* begin DATA SECTION *
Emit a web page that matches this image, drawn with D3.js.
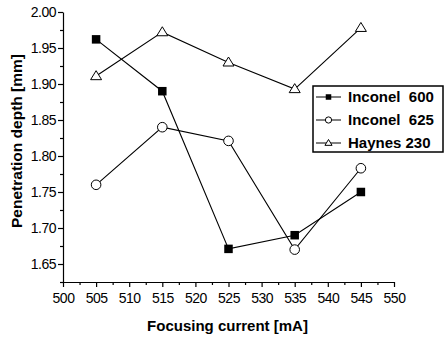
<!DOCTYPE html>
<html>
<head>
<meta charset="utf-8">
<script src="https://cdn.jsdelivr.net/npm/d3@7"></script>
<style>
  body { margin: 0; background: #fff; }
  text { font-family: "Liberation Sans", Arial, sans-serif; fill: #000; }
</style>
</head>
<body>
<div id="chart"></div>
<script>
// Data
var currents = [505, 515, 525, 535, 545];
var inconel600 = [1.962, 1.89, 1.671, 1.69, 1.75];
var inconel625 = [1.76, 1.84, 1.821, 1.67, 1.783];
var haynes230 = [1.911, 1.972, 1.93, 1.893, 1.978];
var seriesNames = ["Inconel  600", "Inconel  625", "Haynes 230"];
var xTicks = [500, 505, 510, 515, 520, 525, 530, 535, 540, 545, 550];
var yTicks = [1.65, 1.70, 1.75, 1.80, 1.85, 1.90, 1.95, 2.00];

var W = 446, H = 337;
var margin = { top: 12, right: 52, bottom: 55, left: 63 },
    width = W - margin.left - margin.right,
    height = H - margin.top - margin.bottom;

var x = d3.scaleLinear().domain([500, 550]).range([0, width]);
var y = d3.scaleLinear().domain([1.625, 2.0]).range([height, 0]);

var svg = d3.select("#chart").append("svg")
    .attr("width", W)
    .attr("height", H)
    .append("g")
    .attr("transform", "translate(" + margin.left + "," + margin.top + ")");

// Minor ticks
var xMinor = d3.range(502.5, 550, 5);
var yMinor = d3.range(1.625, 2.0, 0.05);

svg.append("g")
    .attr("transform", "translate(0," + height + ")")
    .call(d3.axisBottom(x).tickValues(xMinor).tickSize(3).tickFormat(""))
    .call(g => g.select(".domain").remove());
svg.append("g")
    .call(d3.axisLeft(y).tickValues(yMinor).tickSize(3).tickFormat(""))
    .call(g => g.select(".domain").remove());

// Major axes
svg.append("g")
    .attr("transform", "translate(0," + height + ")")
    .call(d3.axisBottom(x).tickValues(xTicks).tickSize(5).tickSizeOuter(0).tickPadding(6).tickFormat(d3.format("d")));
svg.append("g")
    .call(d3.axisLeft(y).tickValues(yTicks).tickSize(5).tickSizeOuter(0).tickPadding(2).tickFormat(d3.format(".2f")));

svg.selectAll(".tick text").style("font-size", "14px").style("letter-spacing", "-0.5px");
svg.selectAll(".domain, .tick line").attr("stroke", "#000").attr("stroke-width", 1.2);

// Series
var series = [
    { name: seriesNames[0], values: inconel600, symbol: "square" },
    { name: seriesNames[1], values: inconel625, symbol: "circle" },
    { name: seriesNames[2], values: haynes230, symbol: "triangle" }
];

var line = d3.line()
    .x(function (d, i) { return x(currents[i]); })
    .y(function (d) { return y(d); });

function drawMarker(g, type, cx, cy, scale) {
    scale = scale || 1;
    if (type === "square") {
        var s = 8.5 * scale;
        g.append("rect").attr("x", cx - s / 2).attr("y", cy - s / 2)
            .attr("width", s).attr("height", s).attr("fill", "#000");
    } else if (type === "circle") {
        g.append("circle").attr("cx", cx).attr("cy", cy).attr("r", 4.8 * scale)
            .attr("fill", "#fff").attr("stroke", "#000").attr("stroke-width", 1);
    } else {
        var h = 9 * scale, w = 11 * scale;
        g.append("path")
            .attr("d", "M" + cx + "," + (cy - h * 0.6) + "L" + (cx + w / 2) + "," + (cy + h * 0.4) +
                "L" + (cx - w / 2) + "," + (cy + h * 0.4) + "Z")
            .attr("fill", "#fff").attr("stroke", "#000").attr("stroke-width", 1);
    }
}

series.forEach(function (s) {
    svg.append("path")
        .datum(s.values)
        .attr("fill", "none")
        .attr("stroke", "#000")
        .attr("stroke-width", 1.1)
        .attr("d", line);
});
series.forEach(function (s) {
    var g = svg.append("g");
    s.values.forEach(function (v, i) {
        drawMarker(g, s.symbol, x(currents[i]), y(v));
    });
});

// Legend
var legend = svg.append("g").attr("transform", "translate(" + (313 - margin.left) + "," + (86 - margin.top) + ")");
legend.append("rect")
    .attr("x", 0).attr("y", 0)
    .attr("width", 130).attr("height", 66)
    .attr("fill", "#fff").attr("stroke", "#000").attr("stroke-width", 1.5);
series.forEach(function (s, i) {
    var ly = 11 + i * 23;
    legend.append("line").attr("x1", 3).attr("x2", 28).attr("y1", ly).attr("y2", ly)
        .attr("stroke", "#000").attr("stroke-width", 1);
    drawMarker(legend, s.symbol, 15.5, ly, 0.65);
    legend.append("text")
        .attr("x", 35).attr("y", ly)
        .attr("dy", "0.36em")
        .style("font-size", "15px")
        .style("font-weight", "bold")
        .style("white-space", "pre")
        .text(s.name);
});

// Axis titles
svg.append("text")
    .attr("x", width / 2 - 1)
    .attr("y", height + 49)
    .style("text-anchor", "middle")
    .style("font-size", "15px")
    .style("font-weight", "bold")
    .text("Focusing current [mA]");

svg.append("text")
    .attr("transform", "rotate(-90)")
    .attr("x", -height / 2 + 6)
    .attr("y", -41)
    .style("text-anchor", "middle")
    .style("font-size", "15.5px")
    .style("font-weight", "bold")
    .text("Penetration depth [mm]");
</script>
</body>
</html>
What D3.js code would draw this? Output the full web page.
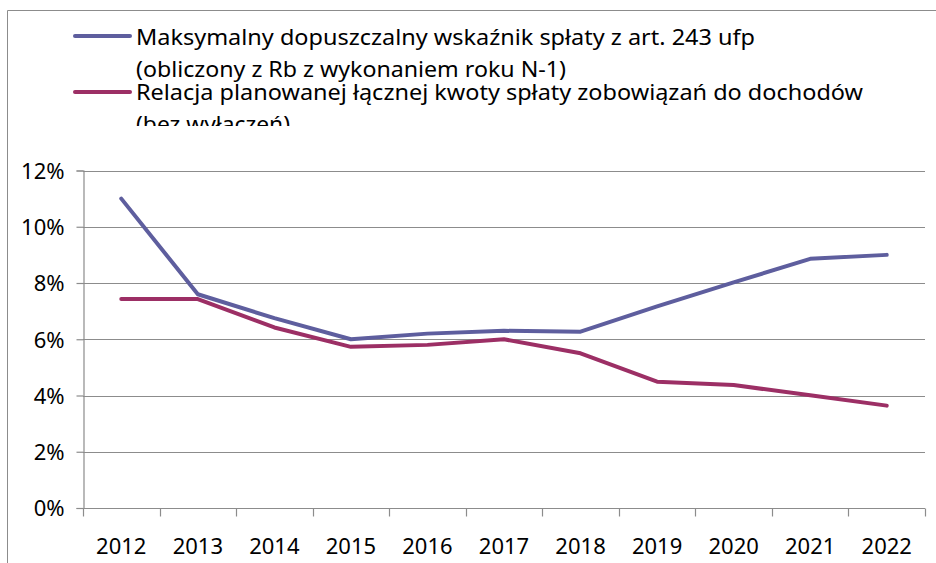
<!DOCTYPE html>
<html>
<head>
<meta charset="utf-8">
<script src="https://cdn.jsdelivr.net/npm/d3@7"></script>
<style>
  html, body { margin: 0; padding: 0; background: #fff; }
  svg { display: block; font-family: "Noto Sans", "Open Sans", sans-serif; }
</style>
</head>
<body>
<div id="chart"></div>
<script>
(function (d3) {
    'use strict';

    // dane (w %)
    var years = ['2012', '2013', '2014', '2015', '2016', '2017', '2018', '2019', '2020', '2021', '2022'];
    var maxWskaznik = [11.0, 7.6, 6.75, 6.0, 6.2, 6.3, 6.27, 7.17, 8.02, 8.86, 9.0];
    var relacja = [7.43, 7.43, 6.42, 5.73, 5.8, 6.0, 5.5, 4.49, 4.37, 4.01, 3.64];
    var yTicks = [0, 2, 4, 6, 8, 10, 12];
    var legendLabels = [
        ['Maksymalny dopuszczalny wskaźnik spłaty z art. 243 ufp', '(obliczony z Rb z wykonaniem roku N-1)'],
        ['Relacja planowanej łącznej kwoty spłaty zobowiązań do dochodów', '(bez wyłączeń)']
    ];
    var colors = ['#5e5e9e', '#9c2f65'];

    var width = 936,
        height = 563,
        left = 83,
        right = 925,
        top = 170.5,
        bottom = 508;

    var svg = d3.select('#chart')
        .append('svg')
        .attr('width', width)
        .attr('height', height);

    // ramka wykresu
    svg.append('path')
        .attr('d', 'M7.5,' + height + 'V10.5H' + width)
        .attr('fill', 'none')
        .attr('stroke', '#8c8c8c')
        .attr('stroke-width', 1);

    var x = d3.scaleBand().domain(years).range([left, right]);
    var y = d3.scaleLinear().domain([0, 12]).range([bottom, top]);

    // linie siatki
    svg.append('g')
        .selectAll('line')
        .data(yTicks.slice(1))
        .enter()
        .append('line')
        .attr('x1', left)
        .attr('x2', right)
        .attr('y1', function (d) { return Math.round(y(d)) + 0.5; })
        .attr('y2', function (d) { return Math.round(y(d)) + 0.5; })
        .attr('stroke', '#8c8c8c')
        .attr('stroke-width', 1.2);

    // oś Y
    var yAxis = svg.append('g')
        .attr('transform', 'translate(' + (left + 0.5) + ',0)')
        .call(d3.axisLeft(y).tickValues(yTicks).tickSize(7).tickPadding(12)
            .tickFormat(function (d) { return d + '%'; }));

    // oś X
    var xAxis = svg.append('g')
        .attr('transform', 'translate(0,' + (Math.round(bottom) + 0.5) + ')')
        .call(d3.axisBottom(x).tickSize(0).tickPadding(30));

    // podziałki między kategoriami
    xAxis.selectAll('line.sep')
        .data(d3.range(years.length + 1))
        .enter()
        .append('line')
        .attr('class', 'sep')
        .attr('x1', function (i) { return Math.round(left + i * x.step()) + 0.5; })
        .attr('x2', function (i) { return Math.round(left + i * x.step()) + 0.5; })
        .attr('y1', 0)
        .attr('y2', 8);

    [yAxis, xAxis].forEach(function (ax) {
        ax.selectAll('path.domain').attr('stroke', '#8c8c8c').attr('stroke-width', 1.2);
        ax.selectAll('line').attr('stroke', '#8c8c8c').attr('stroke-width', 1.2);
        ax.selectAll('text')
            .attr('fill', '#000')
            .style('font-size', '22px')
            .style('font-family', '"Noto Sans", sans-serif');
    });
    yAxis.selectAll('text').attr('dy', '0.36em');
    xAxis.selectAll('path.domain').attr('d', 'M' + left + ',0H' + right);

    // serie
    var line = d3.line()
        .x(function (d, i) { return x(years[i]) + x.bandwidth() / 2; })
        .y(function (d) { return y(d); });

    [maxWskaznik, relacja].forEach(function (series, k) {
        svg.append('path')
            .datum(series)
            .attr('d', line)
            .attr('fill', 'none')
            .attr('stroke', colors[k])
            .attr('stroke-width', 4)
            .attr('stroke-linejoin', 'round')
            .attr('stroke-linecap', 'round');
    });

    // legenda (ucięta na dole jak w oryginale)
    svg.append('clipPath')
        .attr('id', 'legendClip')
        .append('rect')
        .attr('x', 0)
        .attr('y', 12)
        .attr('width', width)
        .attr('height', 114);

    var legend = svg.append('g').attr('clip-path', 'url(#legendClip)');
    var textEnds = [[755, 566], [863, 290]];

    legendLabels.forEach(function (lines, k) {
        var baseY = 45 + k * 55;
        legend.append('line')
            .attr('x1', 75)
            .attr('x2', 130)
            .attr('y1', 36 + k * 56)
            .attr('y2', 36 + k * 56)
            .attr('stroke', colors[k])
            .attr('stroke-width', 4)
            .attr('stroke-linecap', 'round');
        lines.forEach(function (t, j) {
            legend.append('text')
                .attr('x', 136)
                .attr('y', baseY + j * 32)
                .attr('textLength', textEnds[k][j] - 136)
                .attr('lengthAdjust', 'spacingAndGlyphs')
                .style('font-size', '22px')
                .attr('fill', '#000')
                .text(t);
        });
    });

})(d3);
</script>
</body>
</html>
* end DATA SECTION *
▶ _WRITTEN TASK_
Only lines belong in the copy: transcribe those from the start of the data through the line that contains "d3.scaleLinear().domain([1.625, 2.0]).range([height, 0]);", and skip the pictures.

▶ _THE REPLY_
Emit a web page that matches this image, drawn with D3.js.
<!DOCTYPE html>
<html>
<head>
<meta charset="utf-8">
<script src="https://cdn.jsdelivr.net/npm/d3@7"></script>
<style>
  body { margin: 0; background: #fff; }
  text { font-family: "Liberation Sans", Arial, sans-serif; fill: #000; }
</style>
</head>
<body>
<div id="chart"></div>
<script>
// Data
var currents = [505, 515, 525, 535, 545];
var inconel600 = [1.962, 1.89, 1.671, 1.69, 1.75];
var inconel625 = [1.76, 1.84, 1.821, 1.67, 1.783];
var haynes230 = [1.911, 1.972, 1.93, 1.893, 1.978];
var seriesNames = ["Inconel  600", "Inconel  625", "Haynes 230"];
var xTicks = [500, 505, 510, 515, 520, 525, 530, 535, 540, 545, 550];
var yTicks = [1.65, 1.70, 1.75, 1.80, 1.85, 1.90, 1.95, 2.00];

var W = 446, H = 337;
var margin = { top: 12, right: 52, bottom: 55, left: 63 },
    width = W - margin.left - margin.right,
    height = H - margin.top - margin.bottom;

var x = d3.scaleLinear().domain([500, 550]).range([0, width]);
var y = d3.scaleLinear().domain([1.625, 2.0]).range([height, 0]);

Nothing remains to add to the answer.